— SHORT PROBLEM —
Leave out the pictures and set down exactly the lines from the start of the listing through the one with "ontevreden, helemaalOntevreden, geenMening];", both included.

— INFORMATION SUPPLIED —

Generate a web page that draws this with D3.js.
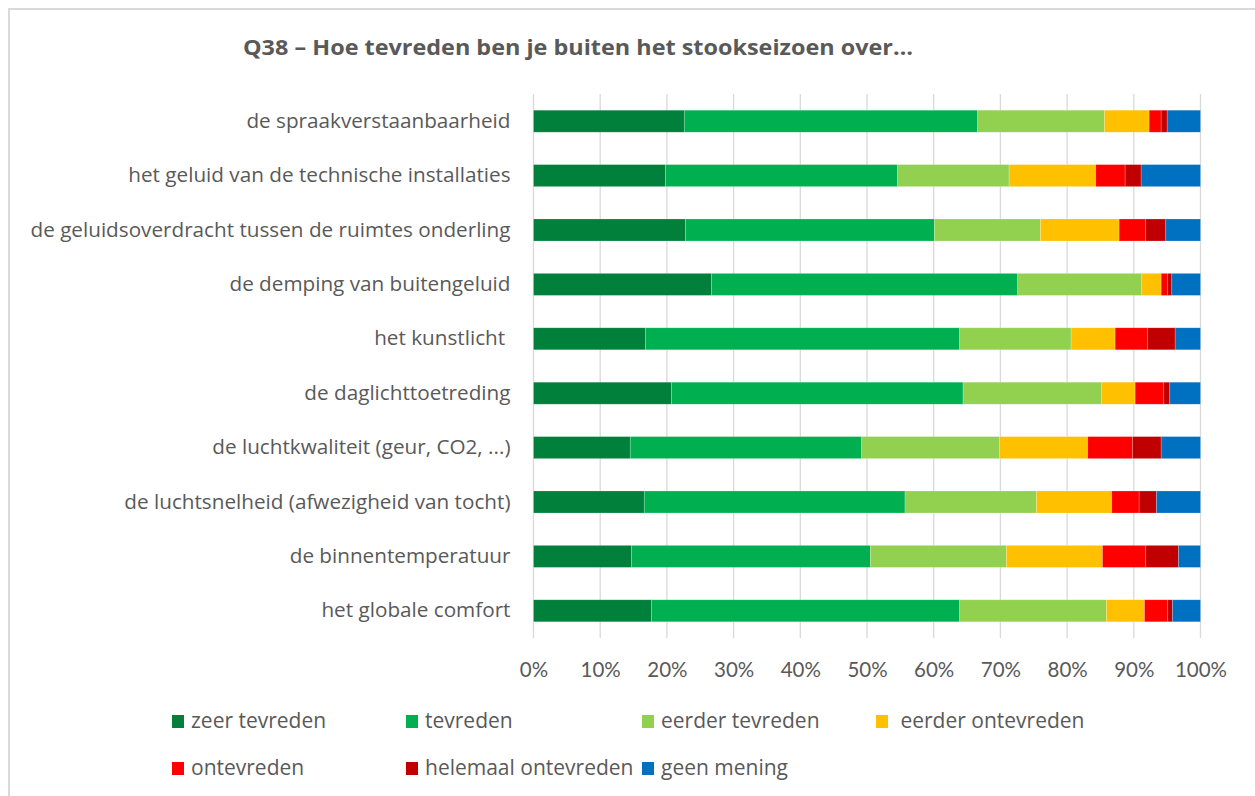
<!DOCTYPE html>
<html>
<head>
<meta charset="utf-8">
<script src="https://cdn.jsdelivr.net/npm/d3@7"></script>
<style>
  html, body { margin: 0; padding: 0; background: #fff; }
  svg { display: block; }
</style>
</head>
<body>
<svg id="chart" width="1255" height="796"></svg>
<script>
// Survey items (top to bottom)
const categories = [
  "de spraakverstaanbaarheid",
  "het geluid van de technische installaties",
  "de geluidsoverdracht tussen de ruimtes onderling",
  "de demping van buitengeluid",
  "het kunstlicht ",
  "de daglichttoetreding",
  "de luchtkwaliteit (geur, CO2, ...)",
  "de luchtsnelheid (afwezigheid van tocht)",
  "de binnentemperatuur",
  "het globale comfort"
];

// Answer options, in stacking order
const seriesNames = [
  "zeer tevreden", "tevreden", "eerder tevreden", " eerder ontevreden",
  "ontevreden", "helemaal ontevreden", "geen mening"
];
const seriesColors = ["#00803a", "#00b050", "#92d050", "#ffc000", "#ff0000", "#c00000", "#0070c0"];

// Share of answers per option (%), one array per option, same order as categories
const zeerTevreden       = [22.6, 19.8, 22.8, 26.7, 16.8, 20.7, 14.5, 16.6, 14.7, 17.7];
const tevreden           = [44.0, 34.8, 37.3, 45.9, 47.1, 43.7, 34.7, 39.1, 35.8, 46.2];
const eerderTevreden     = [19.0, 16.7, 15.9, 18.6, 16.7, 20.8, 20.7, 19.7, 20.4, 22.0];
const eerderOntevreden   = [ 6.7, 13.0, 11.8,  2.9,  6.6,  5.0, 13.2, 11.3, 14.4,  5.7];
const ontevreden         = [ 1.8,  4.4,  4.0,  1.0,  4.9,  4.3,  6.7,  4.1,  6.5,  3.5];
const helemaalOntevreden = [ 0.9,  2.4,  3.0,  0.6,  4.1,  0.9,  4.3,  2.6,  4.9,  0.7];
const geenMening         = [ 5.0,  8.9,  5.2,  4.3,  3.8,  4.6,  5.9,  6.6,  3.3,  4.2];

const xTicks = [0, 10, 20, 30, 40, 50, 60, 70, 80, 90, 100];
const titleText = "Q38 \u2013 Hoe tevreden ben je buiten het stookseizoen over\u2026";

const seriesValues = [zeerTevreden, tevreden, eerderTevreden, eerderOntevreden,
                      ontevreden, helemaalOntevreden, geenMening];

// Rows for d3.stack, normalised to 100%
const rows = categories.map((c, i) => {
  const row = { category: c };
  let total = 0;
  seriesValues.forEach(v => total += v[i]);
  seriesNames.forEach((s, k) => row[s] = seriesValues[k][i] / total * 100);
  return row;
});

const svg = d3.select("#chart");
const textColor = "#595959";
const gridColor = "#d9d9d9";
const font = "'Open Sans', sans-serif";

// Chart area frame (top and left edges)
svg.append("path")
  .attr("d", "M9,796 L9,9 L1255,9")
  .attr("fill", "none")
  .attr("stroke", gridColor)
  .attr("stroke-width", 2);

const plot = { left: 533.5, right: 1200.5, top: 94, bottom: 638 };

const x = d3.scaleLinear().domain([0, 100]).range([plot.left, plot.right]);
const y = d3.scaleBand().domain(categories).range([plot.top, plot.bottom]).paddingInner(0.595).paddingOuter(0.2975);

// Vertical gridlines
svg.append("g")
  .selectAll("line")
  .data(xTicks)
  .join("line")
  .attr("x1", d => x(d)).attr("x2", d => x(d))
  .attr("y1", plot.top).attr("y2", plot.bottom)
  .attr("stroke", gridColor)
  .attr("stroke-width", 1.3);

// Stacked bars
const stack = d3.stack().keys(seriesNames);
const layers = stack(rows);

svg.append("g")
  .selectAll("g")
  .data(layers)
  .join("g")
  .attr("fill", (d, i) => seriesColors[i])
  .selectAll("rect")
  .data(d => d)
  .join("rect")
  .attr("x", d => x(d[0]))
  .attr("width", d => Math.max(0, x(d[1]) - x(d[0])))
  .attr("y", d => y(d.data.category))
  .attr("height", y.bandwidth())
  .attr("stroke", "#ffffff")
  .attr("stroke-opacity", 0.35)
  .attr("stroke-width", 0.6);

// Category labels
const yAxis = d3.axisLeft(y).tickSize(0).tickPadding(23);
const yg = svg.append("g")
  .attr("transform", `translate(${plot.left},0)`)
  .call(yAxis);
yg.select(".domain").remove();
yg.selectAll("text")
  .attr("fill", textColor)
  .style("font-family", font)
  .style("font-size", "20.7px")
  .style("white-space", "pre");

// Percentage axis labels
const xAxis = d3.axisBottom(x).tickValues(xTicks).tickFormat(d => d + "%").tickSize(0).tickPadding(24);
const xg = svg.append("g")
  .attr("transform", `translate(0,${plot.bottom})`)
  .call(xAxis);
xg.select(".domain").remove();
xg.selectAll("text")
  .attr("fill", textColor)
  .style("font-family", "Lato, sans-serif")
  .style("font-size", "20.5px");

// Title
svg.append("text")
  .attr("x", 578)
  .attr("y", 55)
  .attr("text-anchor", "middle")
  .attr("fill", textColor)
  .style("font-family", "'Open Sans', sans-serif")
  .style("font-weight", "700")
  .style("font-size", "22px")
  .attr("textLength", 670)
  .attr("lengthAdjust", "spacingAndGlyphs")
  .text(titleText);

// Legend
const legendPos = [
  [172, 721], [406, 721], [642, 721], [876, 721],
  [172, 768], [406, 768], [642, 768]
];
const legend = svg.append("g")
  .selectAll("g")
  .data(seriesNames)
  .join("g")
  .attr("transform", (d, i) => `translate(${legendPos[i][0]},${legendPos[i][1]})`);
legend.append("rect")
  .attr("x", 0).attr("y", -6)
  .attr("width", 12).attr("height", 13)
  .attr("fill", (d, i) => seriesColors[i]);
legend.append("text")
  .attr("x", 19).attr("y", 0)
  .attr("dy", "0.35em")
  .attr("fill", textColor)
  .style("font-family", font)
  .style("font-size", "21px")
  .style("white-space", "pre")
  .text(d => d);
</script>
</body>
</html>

— THE OUTPUT —
Generate a web page that draws this with D3.js.
<!DOCTYPE html>
<html>
<head>
<meta charset="utf-8">
<script src="https://cdn.jsdelivr.net/npm/d3@7"></script>
<style>
  html, body { margin: 0; padding: 0; background: #fff; }
  svg { display: block; }
</style>
</head>
<body>
<svg id="chart" width="1255" height="796"></svg>
<script>
// Survey items (top to bottom)
const categories = [
  "de spraakverstaanbaarheid",
  "het geluid van de technische installaties",
  "de geluidsoverdracht tussen de ruimtes onderling",
  "de demping van buitengeluid",
  "het kunstlicht ",
  "de daglichttoetreding",
  "de luchtkwaliteit (geur, CO2, ...)",
  "de luchtsnelheid (afwezigheid van tocht)",
  "de binnentemperatuur",
  "het globale comfort"
];

// Answer options, in stacking order
const seriesNames = [
  "zeer tevreden", "tevreden", "eerder tevreden", " eerder ontevreden",
  "ontevreden", "helemaal ontevreden", "geen mening"
];
const seriesColors = ["#00803a", "#00b050", "#92d050", "#ffc000", "#ff0000", "#c00000", "#0070c0"];

// Share of answers per option (%), one array per option, same order as categories
const zeerTevreden       = [22.6, 19.8, 22.8, 26.7, 16.8, 20.7, 14.5, 16.6, 14.7, 17.7];
const tevreden           = [44.0, 34.8, 37.3, 45.9, 47.1, 43.7, 34.7, 39.1, 35.8, 46.2];
const eerderTevreden     = [19.0, 16.7, 15.9, 18.6, 16.7, 20.8, 20.7, 19.7, 20.4, 22.0];
const eerderOntevreden   = [ 6.7, 13.0, 11.8,  2.9,  6.6,  5.0, 13.2, 11.3, 14.4,  5.7];
const ontevreden         = [ 1.8,  4.4,  4.0,  1.0,  4.9,  4.3,  6.7,  4.1,  6.5,  3.5];
const helemaalOntevreden = [ 0.9,  2.4,  3.0,  0.6,  4.1,  0.9,  4.3,  2.6,  4.9,  0.7];
const geenMening         = [ 5.0,  8.9,  5.2,  4.3,  3.8,  4.6,  5.9,  6.6,  3.3,  4.2];

const xTicks = [0, 10, 20, 30, 40, 50, 60, 70, 80, 90, 100];
const titleText = "Q38 \u2013 Hoe tevreden ben je buiten het stookseizoen over\u2026";

const seriesValues = [zeerTevreden, tevreden, eerderTevreden, eerderOntevreden,
                      ontevreden, helemaalOntevreden, geenMening];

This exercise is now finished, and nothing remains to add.